▸ OBJECTIVE
Everything from the first line of the data below through the line that contains "import matplotlib.pyplot as plt" should be written out exactly, please, and nothing more; the pictures stay out.
▽
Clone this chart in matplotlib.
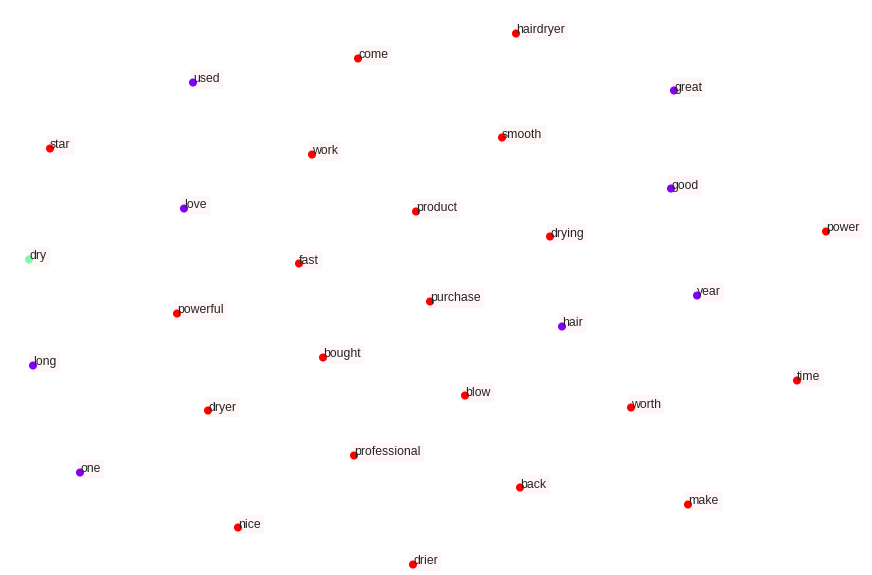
"""Word embedding scatter: 2-D projection of review words coloured by cluster."""

import matplotlib
matplotlib.use("Agg")
import matplotlib.pyplot as plt

words = [
    "hairdryer", "come", "used", "great", "star", "work", "smooth", "good",
    "love", "product", "drying", "power", "dry", "fast", "purchase", "year",
    "powerful", "hair", "long", "bought", "blow", "time", "worth", "dryer",
    "professional", "one", "back", "make", "nice", "drier",
]
x_coords = [
    516, 358, 193, 674, 50, 312, 502, 671,
    184, 416, 550, 826, 29, 299, 430, 697,
    177, 562, 33, 323, 465, 797, 631, 208,
    354, 80, 520, 688, 238, 413,
]
y_coords = [
    33.5, 58.5, 82.5, 90.5, 148.5, 154.5, 137.5, 188.5,
    208.5, 211.5, 236.5, 231.5, 259.5, 263.5, 301.5, 295.5,
    313.5, 326.5, 365.5, 357.5, 395.5, 380.5, 407.5, 410.5,
    455.5, 472.5, 487.5, 504.5, 527.5, 564.5,
]
clusters = [
    2, 2, 0, 0, 2, 2, 2, 0,
    0, 2, 2, 2, 1, 2, 2, 0,
    2, 0, 0, 2, 2, 2, 2, 2,
    2, 0, 2, 2, 2, 2,
]

plt.rcParams["font.family"] = ["Liberation Sans", "DejaVu Sans"]

fig = plt.figure(figsize=(8.72, 5.75), dpi=100)
ax = fig.add_axes([0, 0, 1, 1])

ax.scatter(x_coords, y_coords, c=clusters, cmap="rainbow", s=34, linewidths=0)
for word, x, y in zip(words, x_coords, y_coords):
    ax.annotate(
        word,
        (x, y),
        fontsize=8.8,
        color="#262626",
        bbox=dict(facecolor="red", alpha=0.03, edgecolor="none", pad=2.5),
    )

ax.set_xlim(0, 872)
ax.set_ylim(575, 0)
ax.axis("off")

fig.savefig("out.png", dpi=100, facecolor="white")
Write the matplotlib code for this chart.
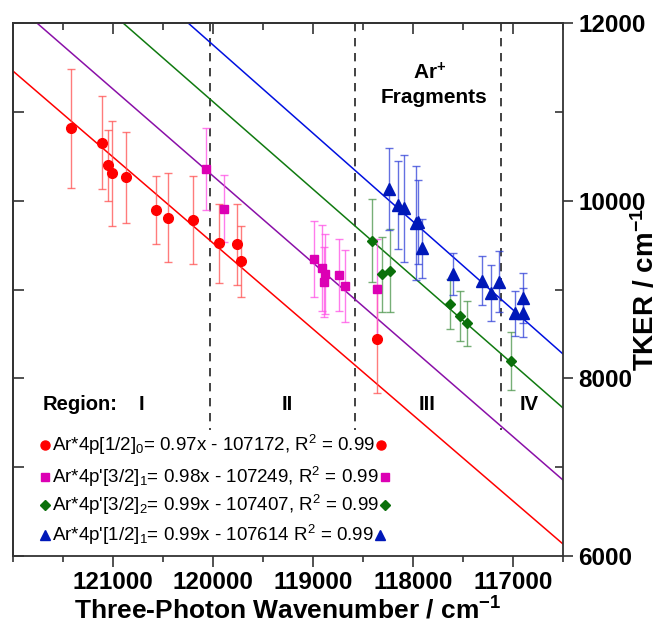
△
▸ RESPONSE FOR THIS EXERCISE
Clone this chart in matplotlib.
"""Word embedding scatter: 2-D projection of review words coloured by cluster."""

import matplotlib
matplotlib.use("Agg")
import matplotlib.pyplot as plt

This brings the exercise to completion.